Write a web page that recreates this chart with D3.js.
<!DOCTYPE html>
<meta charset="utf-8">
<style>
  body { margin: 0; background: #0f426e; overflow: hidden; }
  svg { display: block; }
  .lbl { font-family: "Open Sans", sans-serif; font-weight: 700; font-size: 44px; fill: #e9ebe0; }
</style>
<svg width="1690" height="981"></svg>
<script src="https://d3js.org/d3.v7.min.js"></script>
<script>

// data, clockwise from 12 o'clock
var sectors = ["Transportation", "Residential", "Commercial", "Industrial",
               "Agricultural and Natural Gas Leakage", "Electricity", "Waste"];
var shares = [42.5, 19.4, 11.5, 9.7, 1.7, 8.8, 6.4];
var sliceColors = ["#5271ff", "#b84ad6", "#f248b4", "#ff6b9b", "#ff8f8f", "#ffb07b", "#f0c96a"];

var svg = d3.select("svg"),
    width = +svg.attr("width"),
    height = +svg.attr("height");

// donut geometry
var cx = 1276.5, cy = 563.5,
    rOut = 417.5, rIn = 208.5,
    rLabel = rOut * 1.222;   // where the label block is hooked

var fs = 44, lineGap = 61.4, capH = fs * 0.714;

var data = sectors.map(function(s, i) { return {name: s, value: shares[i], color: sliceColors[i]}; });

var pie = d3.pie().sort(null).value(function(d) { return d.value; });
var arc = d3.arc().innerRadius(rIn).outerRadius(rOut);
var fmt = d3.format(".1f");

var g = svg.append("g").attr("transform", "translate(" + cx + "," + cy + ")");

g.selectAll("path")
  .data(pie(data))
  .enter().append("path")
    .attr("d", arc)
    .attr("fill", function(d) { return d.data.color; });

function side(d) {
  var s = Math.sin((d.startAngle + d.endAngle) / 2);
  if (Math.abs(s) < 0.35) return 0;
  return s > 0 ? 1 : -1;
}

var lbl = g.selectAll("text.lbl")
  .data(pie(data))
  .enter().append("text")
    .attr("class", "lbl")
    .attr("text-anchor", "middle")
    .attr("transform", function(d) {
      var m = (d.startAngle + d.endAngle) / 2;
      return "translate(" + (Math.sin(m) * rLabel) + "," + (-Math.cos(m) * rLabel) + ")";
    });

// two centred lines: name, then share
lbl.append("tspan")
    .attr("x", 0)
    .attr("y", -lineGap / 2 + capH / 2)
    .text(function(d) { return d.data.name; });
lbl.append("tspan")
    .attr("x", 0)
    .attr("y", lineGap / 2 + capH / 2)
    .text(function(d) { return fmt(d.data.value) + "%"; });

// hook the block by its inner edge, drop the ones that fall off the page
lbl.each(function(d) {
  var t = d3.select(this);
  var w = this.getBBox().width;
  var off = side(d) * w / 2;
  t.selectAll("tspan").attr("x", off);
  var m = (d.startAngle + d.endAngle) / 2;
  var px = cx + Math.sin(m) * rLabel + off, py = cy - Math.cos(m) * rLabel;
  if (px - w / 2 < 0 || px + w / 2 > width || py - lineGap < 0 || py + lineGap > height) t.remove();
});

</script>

EXERCISE DESCRIPTION: Retype all of the data shown above, word for word.

RESPONSE TO THIS EXERCISE:
Write a web page that recreates this chart with D3.js.
<!DOCTYPE html>
<meta charset="utf-8">
<style>
  body { margin: 0; background: #0f426e; overflow: hidden; }
  svg { display: block; }
  .lbl { font-family: "Open Sans", sans-serif; font-weight: 700; font-size: 44px; fill: #e9ebe0; }
</style>
<svg width="1690" height="981"></svg>
<script src="https://d3js.org/d3.v7.min.js"></script>
<script>

// data, clockwise from 12 o'clock
var sectors = ["Transportation", "Residential", "Commercial", "Industrial",
               "Agricultural and Natural Gas Leakage", "Electricity", "Waste"];
var shares = [42.5, 19.4, 11.5, 9.7, 1.7, 8.8, 6.4];
var sliceColors = ["#5271ff", "#b84ad6", "#f248b4", "#ff6b9b", "#ff8f8f", "#ffb07b", "#f0c96a"];

var svg = d3.select("svg"),
    width = +svg.attr("width"),
    height = +svg.attr("height");

// donut geometry
var cx = 1276.5, cy = 563.5,
    rOut = 417.5, rIn = 208.5,
    rLabel = rOut * 1.222;   // where the label block is hooked

var fs = 44, lineGap = 61.4, capH = fs * 0.714;

var data = sectors.map(function(s, i) { return {name: s, value: shares[i], color: sliceColors[i]}; });

var pie = d3.pie().sort(null).value(function(d) { return d.value; });
var arc = d3.arc().innerRadius(rIn).outerRadius(rOut);
var fmt = d3.format(".1f");

var g = svg.append("g").attr("transform", "translate(" + cx + "," + cy + ")");

g.selectAll("path")
  .data(pie(data))
  .enter().append("path")
    .attr("d", arc)
    .attr("fill", function(d) { return d.data.color; });

function side(d) {
  var s = Math.sin((d.startAngle + d.endAngle) / 2);
  if (Math.abs(s) < 0.35) return 0;
  return s > 0 ? 1 : -1;
}

var lbl = g.selectAll("text.lbl")
  .data(pie(data))
  .enter().append("text")
    .attr("class", "lbl")
    .attr("text-anchor", "middle")
    .attr("transform", function(d) {
      var m = (d.startAngle + d.endAngle) / 2;
      return "translate(" + (Math.sin(m) * rLabel) + "," + (-Math.cos(m) * rLabel) + ")";
    });

// two centred lines: name, then share
lbl.append("tspan")
    .attr("x", 0)
    .attr("y", -lineGap / 2 + capH / 2)
    .text(function(d) { return d.data.name; });
lbl.append("tspan")
    .attr("x", 0)
    .attr("y", lineGap / 2 + capH / 2)
    .text(function(d) { return fmt(d.data.value) + "%"; });

// hook the block by its inner edge, drop the ones that fall off the page
lbl.each(function(d) {
  var t = d3.select(this);
  var w = this.getBBox().width;
  var off = side(d) * w / 2;
  t.selectAll("tspan").attr("x", off);
  var m = (d.startAngle + d.endAngle) / 2;
  var px = cx + Math.sin(m) * rLabel + off, py = cy - Math.cos(m) * rLabel;
  if (px - w / 2 < 0 || px + w / 2 > width || py - lineGap < 0 || py + lineGap > height) t.remove();
});

</script>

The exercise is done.